Dataset content:
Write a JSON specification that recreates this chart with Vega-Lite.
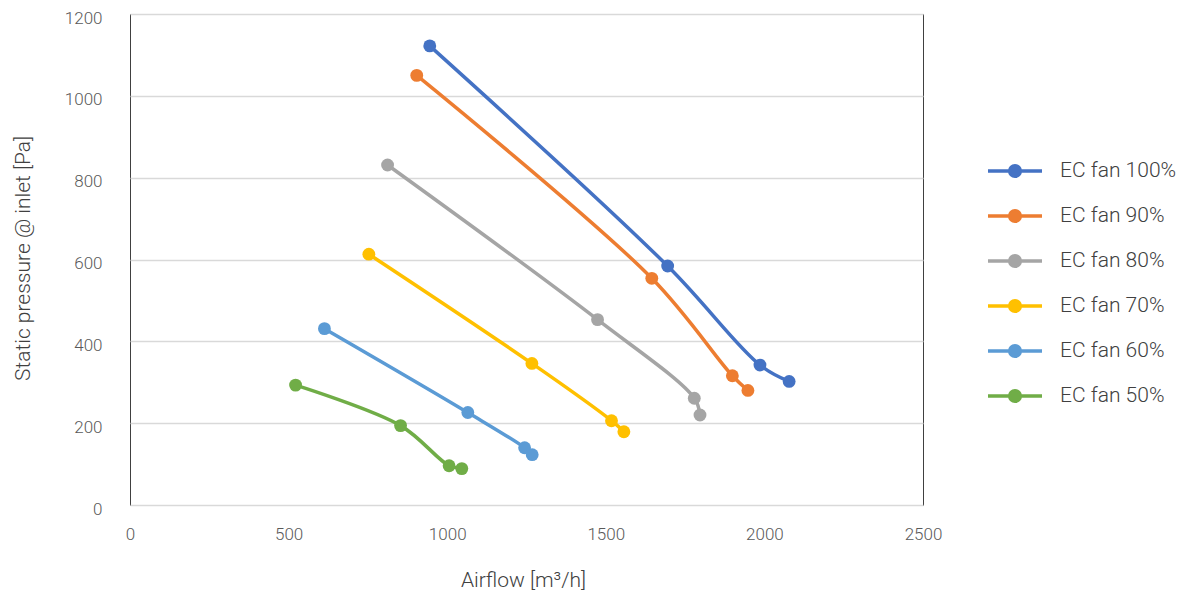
{
  "$schema": "https://vega.github.io/schema/vega-lite/v6.json",
  "autosize": {"type": "none"},
  "padding": {"left": 130, "top": 14, "right": 266, "bottom": 90},
  "width": 793,
  "height": 491,
  "background": "white",
  "config": {
    "view": {"stroke": "#404040", "strokeWidth": 1},
    "font": "Roboto"
  },
  "data": {
    "values": [
      {"series": "EC fan 100%", "airflow": 945, "pressure": 1122},
      {"series": "EC fan 100%", "airflow": 1695, "pressure": 584},
      {"series": "EC fan 100%", "airflow": 1986, "pressure": 342},
      {"series": "EC fan 100%", "airflow": 2078, "pressure": 302},
      {"series": "EC fan 90%", "airflow": 904, "pressure": 1050},
      {"series": "EC fan 90%", "airflow": 1645, "pressure": 554},
      {"series": "EC fan 90%", "airflow": 1899, "pressure": 316},
      {"series": "EC fan 90%", "airflow": 1948, "pressure": 280},
      {"series": "EC fan 80%", "airflow": 812, "pressure": 831},
      {"series": "EC fan 80%", "airflow": 1474, "pressure": 453},
      {"series": "EC fan 80%", "airflow": 1779, "pressure": 261},
      {"series": "EC fan 80%", "airflow": 1797, "pressure": 220},
      {"series": "EC fan 70%", "airflow": 753, "pressure": 613},
      {"series": "EC fan 70%", "airflow": 1267, "pressure": 346},
      {"series": "EC fan 70%", "airflow": 1518, "pressure": 206},
      {"series": "EC fan 70%", "airflow": 1557, "pressure": 179},
      {"series": "EC fan 60%", "airflow": 613, "pressure": 431},
      {"series": "EC fan 60%", "airflow": 1065, "pressure": 226},
      {"series": "EC fan 60%", "airflow": 1244, "pressure": 140},
      {"series": "EC fan 60%", "airflow": 1268, "pressure": 123},
      {"series": "EC fan 50%", "airflow": 522, "pressure": 293},
      {"series": "EC fan 50%", "airflow": 853, "pressure": 194},
      {"series": "EC fan 50%", "airflow": 1006, "pressure": 96},
      {"series": "EC fan 50%", "airflow": 1046, "pressure": 89}
    ]
  },
  "mark": {
    "type": "line",
    "interpolate": "catmull-rom",
    "strokeWidth": 3.5,
    "point": {"filled": true, "size": 165, "opacity": 1}
  },
  "encoding": {
    "x": {
      "field": "airflow",
      "type": "quantitative",
      "scale": {"domain": [0, 2500], "nice": false, "zero": false},
      "axis": {
        "title": "Airflow [m³/h]",
        "values": [0, 500, 1000, 1500, 2000, 2500],
        "format": "d",
        "labelFlush": false,
        "grid": false,
        "domain": false,
        "ticks": false,
        "tickSize": 0,
        "labelPadding": 21,
        "labelFontSize": 17,
        "labelColor": "#595959",
        "labelFont": "Roboto",
        "labelFontWeight": 300,
        "titleFontSize": 21,
        "titleFontWeight": 300,
        "titleFont": "Roboto",
        "titleColor": "#404040",
        "titleX": 393,
        "titleY": 75,
        "titleAlign": "center",
        "titleBaseline": "middle"
      }
    },
    "y": {
      "field": "pressure",
      "type": "quantitative",
      "scale": {"domain": [0, 1200], "nice": false, "zero": true},
      "axis": {
        "title": "Static pressure @ inlet [Pa]",
        "values": [0, 200, 400, 600, 800, 1000, 1200],
        "format": "d",
        "labelFlush": false,
        "grid": true,
        "gridColor": "#d9d9d9",
        "gridWidth": 1.5,
        "domain": false,
        "ticks": false,
        "tickSize": 0,
        "labelPadding": 28,
        "labelOffset": 4,
        "labelFontSize": 17,
        "labelColor": "#595959",
        "labelFont": "Roboto",
        "labelFontWeight": 300,
        "titleFontSize": 21,
        "titleFontWeight": 300,
        "titleFont": "Roboto",
        "titleColor": "#404040",
        "titleX": -107,
        "titleY": 244,
        "titleAngle": 270,
        "titleAlign": "center",
        "titleBaseline": "middle"
      }
    },
    "color": {
      "field": "series",
      "type": "nominal",
      "scale": {
        "domain": ["EC fan 100%", "EC fan 90%", "EC fan 80%", "EC fan 70%", "EC fan 60%", "EC fan 50%"],
        "range": ["#4472C4", "#ED7D31", "#A5A5A5", "#FFC000", "#5B9BD5", "#70AD47"]
      },
      "legend": {
        "title": null,
        "orient": "none",
        "legendX": 874,
        "legendY": 146,
        "symbolType": "M-3,0L3,0M-0.59,0A0.59,0.59,0,1,0,0.59,0A0.59,0.59,0,1,0,-0.59,0M-0.32,0A0.32,0.32,0,1,0,0.32,0A0.32,0.32,0,1,0,-0.32,0M-0.09,0A0.09,0.09,0,1,0,0.09,0A0.09,0.09,0,1,0,-0.09,0",
        "symbolSize": 324,
        "symbolStrokeWidth": 3.5,
        "labelFontSize": 21,
        "labelFont": "Roboto",
        "labelFontWeight": 300,
        "labelColor": "#404040",
        "labelOffset": 34,
        "rowPadding": 19
      }
    }
  }
}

Given exercise: From the data above, write out everything exactly except the pictures.

Full output:
Write a JSON specification that recreates this chart with Vega-Lite.
{
  "$schema": "https://vega.github.io/schema/vega-lite/v6.json",
  "autosize": {"type": "none"},
  "padding": {"left": 130, "top": 14, "right": 266, "bottom": 90},
  "width": 793,
  "height": 491,
  "background": "white",
  "config": {
    "view": {"stroke": "#404040", "strokeWidth": 1},
    "font": "Roboto"
  },
  "data": {
    "values": [
      {"series": "EC fan 100%", "airflow": 945, "pressure": 1122},
      {"series": "EC fan 100%", "airflow": 1695, "pressure": 584},
      {"series": "EC fan 100%", "airflow": 1986, "pressure": 342},
      {"series": "EC fan 100%", "airflow": 2078, "pressure": 302},
      {"series": "EC fan 90%", "airflow": 904, "pressure": 1050},
      {"series": "EC fan 90%", "airflow": 1645, "pressure": 554},
      {"series": "EC fan 90%", "airflow": 1899, "pressure": 316},
      {"series": "EC fan 90%", "airflow": 1948, "pressure": 280},
      {"series": "EC fan 80%", "airflow": 812, "pressure": 831},
      {"series": "EC fan 80%", "airflow": 1474, "pressure": 453},
      {"series": "EC fan 80%", "airflow": 1779, "pressure": 261},
      {"series": "EC fan 80%", "airflow": 1797, "pressure": 220},
      {"series": "EC fan 70%", "airflow": 753, "pressure": 613},
      {"series": "EC fan 70%", "airflow": 1267, "pressure": 346},
      {"series": "EC fan 70%", "airflow": 1518, "pressure": 206},
      {"series": "EC fan 70%", "airflow": 1557, "pressure": 179},
      {"series": "EC fan 60%", "airflow": 613, "pressure": 431},
      {"series": "EC fan 60%", "airflow": 1065, "pressure": 226},
      {"series": "EC fan 60%", "airflow": 1244, "pressure": 140},
      {"series": "EC fan 60%", "airflow": 1268, "pressure": 123},
      {"series": "EC fan 50%", "airflow": 522, "pressure": 293},
      {"series": "EC fan 50%", "airflow": 853, "pressure": 194},
      {"series": "EC fan 50%", "airflow": 1006, "pressure": 96},
      {"series": "EC fan 50%", "airflow": 1046, "pressure": 89}
    ]
  },
  "mark": {
    "type": "line",
    "interpolate": "catmull-rom",
    "strokeWidth": 3.5,
    "point": {"filled": true, "size": 165, "opacity": 1}
  },
  "encoding": {
    "x": {
      "field": "airflow",
      "type": "quantitative",
      "scale": {"domain": [0, 2500], "nice": false, "zero": false},
      "axis": {
        "title": "Airflow [m³/h]",
        "values": [0, 500, 1000, 1500, 2000, 2500],
        "format": "d",
        "labelFlush": false,
        "grid": false,
        "domain": false,
        "ticks": false,
        "tickSize": 0,
        "labelPadding": 21,
        "labelFontSize": 17,
        "labelColor": "#595959",
        "labelFont": "Roboto",
        "labelFontWeight": 300,
        "titleFontSize": 21,
        "titleFontWeight": 300,
        "titleFont": "Roboto",
        "titleColor": "#404040",
        "titleX": 393,
        "titleY": 75,
        "titleAlign": "center",
        "titleBaseline": "middle"
      }
    },
    "y": {
      "field": "pressure",
      "type": "quantitative",
      "scale": {"domain": [0, 1200], "nice": false, "zero": true},
      "axis": {
        "title": "Static pressure @ inlet [Pa]",
        "values": [0, 200, 400, 600, 800, 1000, 1200],
        "format": "d",
        "labelFlush": false,
        "grid": true,
        "gridColor": "#d9d9d9",
        "gridWidth": 1.5,
        "domain": false,
        "ticks": false,
        "tickSize": 0,
        "labelPadding": 28,
        "labelOffset": 4,
        "labelFontSize": 17,
        "labelColor": "#595959",
        "labelFont": "Roboto",
        "labelFontWeight": 300,
        "titleFontSize": 21,
        "titleFontWeight": 300,
        "titleFont": "Roboto",
        "titleColor": "#404040",
        "titleX": -107,
        "titleY": 244,
        "titleAngle": 270,
        "titleAlign": "center",
        "titleBaseline": "middle"
      }
    },
    "color": {
      "field": "series",
      "type": "nominal",
      "scale": {
        "domain": ["EC fan 100%", "EC fan 90%", "EC fan 80%", "EC fan 70%", "EC fan 60%", "EC fan 50%"],
        "range": ["#4472C4", "#ED7D31", "#A5A5A5", "#FFC000", "#5B9BD5", "#70AD47"]
      },
      "legend": {
        "title": null,
        "orient": "none",
        "legendX": 874,
        "legendY": 146,
        "symbolType": "M-3,0L3,0M-0.59,0A0.59,0.59,0,1,0,0.59,0A0.59,0.59,0,1,0,-0.59,0M-0.32,0A0.32,0.32,0,1,0,0.32,0A0.32,0.32,0,1,0,-0.32,0M-0.09,0A0.09,0.09,0,1,0,0.09,0A0.09,0.09,0,1,0,-0.09,0",
        "symbolSize": 324,
        "symbolStrokeWidth": 3.5,
        "labelFontSize": 21,
        "labelFont": "Roboto",
        "labelFontWeight": 300,
        "labelColor": "#404040",
        "labelOffset": 34,
        "rowPadding": 19
      }
    }
  }
}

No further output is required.